The original Flora motif for Princess Grace was drawn by Milan illustrator Vittorio Accornero, commissioned by Rodolfo Gucci “to design the most beautiful floral scarf he could create”. The Flora motif became famous on scarves, handbags and shoes through the 1970s and was revived in a new range in 2005.
Sarah Eberle’s design for the Gucci Flora Garden is a curious mix of super girly flower arrangements (even the graphics are adorned with floating butterflies) and lacy steel structure around a Gucci Flora centrepiece. Very different from her Monaco Garden at Chelsea in 2011.
The garden is inspired by the floral bouquets featured on the famous scarf which represent all four seasons, and depicts a courtyard space attached to a flagship store in Western Europe.

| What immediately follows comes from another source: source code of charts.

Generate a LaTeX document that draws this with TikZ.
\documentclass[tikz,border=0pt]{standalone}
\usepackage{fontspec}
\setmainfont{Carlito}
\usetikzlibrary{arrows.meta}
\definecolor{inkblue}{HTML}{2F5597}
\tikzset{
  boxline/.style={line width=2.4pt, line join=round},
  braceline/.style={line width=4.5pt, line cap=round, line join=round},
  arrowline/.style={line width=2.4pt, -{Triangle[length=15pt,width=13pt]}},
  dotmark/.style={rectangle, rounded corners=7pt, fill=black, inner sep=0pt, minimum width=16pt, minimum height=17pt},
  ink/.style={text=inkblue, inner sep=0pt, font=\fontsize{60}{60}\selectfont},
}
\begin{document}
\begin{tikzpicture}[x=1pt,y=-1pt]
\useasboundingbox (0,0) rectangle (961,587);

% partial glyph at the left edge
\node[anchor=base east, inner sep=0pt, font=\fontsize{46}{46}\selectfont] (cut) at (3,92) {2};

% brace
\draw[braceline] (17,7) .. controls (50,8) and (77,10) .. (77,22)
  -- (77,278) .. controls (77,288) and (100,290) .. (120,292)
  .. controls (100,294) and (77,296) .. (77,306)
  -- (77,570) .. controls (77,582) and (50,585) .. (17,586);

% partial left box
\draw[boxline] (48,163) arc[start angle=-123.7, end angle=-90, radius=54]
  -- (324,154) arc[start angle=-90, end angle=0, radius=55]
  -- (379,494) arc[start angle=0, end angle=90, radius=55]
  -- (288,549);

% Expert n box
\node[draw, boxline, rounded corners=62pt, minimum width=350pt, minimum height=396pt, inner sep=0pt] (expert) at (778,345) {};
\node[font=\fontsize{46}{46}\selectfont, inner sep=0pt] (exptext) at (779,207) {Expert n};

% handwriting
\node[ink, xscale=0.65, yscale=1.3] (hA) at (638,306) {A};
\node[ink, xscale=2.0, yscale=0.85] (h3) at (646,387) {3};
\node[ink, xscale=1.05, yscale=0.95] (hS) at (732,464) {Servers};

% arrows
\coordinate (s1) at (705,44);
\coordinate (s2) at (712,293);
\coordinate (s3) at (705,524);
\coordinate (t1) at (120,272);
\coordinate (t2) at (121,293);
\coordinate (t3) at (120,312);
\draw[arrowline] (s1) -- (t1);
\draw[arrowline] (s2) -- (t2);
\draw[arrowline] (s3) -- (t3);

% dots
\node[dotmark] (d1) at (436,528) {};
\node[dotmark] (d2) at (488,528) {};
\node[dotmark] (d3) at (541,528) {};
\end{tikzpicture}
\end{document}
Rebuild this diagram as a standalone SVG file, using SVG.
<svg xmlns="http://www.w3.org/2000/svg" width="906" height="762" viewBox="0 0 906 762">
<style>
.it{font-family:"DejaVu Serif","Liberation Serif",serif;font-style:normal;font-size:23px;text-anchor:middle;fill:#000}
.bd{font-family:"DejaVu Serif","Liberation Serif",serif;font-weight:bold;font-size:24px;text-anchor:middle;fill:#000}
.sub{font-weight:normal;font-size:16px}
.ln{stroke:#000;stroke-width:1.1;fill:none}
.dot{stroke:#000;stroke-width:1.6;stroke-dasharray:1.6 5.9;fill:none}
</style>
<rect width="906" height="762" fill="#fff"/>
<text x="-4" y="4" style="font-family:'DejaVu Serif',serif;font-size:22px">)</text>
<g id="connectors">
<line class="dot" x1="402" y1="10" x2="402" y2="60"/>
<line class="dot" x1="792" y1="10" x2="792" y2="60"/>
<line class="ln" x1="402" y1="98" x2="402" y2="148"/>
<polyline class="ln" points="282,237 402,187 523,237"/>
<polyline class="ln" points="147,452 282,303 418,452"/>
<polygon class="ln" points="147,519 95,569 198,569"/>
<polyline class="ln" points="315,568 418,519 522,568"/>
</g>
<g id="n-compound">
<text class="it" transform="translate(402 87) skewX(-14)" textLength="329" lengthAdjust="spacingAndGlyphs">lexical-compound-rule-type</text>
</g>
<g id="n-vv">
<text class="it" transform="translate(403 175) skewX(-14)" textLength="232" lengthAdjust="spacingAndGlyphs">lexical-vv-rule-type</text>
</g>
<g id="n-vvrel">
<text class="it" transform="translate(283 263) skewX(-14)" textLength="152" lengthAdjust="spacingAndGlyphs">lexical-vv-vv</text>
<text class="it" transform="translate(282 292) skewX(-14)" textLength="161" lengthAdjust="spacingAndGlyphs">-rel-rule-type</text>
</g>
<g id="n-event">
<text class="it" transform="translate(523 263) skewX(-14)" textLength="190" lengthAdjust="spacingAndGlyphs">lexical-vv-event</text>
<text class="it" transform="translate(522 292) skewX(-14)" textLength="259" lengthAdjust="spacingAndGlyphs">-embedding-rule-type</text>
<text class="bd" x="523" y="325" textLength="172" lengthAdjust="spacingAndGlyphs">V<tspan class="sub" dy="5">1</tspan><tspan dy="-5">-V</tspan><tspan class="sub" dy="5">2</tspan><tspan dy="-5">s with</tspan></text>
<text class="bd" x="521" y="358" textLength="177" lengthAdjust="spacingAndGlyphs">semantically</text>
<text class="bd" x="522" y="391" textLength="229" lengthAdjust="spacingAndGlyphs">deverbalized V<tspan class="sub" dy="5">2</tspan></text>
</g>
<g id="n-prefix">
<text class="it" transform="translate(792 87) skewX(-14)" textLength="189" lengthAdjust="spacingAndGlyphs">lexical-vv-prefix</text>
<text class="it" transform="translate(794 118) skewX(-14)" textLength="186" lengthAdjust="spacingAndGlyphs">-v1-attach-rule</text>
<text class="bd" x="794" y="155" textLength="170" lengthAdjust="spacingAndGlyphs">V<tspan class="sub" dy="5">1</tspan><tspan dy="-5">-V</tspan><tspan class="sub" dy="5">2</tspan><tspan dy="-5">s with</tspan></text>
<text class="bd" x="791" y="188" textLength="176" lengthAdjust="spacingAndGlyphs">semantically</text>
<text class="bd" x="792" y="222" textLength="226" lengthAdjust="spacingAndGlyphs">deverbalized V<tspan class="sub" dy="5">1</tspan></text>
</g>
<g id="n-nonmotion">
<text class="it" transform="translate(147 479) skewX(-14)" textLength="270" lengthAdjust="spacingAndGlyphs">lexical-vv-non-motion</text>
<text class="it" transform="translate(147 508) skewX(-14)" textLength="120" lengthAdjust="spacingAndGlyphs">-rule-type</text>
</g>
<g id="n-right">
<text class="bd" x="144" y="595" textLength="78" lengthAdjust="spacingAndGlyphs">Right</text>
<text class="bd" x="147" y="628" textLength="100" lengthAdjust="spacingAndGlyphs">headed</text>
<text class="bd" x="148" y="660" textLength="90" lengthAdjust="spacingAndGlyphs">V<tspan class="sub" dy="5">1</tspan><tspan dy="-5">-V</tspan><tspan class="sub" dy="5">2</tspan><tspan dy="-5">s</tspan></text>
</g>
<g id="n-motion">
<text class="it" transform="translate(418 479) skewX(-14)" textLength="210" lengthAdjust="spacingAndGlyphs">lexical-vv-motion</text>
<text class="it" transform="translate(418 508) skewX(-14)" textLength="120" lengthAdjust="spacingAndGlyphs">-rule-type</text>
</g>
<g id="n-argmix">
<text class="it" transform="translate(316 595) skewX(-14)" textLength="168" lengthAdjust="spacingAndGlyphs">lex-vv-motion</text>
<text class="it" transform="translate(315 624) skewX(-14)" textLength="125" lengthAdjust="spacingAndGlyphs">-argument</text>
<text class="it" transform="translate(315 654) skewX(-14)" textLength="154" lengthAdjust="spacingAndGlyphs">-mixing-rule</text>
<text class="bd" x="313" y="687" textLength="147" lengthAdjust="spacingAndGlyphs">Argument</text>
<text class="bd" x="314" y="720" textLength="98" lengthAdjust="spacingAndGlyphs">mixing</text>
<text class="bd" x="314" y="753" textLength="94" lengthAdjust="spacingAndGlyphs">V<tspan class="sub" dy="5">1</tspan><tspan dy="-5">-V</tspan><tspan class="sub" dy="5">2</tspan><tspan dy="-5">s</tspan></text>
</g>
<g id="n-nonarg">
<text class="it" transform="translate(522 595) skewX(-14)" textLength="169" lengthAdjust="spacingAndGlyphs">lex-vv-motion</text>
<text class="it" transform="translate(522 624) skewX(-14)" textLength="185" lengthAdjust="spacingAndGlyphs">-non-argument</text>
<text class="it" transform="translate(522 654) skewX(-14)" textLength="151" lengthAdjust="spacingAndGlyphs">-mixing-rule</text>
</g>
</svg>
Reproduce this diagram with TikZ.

The raised catwalk allows small scale fashion shows and displays to take place while the hanging ‘bouquets’ can be changed seasonally to correspond to the fashion house’s current portfolio. The overhead gantry is used to suspend plants, attach lighting and to support fabric. The chains used to suspend the plants are inspired by Gucci jewellery. The garden is seen as high in maintenance in much the same way as the interior displays within a Gucci store.
Two mannequins on either side of the catwalk are reflected by mirrors, making the catwalk appear as if it floats over a carpet of flowers. The catwalk is made of white, seamless flooring, reflecting the background theme of the Flora scarf.
Conveniently for those show goers with plenty of cash to spare, the nearby Chelsea Sloane St Gucci store will have a new release of Flora motif handbags in stock.